According to the latest figures published by the Scottish Retail Consortium (SRC), sales went up by 4.4% compared with June last year.
However, it is below the three-month and 12-month average increases of 6.9% and 15.2% respectively.
On a like-for-like basis, Scottish sales this year went up by 3.3% compared with June 2021, when they had increased by 34.2%.
Meanwhile, total food sales increased by 2.7% versus this time last year, when they increased by 1.4%.
All non-food sales went up by 5.8% in June compared with June 2021, when they rose by 69.9%.

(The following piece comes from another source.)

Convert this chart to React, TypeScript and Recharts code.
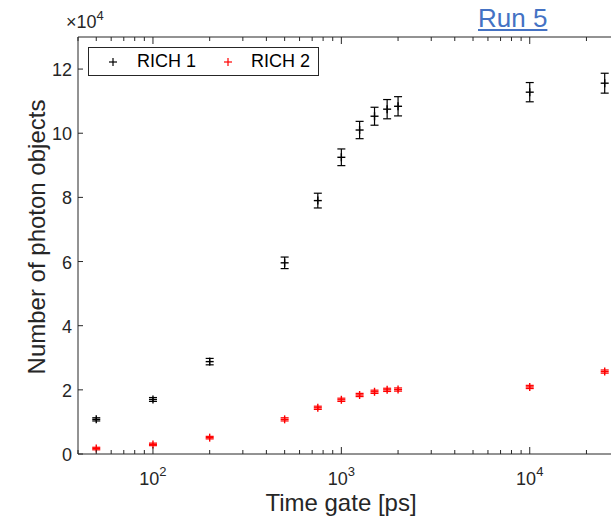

David Lonsdale, director of the SRC, said figures from June last year were high because they were compared with June 2020 when most shops except “essential” ones were closed, with many “non-essential” shops unable to open between the national lockdown beginning in March and June 29 2020.
Paul Martin, UK head of retail at KPMG, said that annual sales improved compared to June last year
However, he explained that due to inflation, any growth is “paltry” and “doesn’t signify any true shift in gear for the Scottish economy”.
“As the cost of living crisis continues to deepen, retailers face walking a fine line between protecting margins and further denting consumer confidence by passing on price rises whilst negotiating with their suppliers to share the cost increases.” he said.
“Cost and efficiency will dominate retailers’ agendas as they are forced to make some tough decisions on which products make it to the shelves in order to remain price competitive for consumers.
“With warmer summer weather predicted, and many consumers choosing to holiday at home this year, retailers will be hoping that the feel-good factor begins to improve confidence amongst some shoppers – as presently overall confidence levels are lower than sales may suggest.”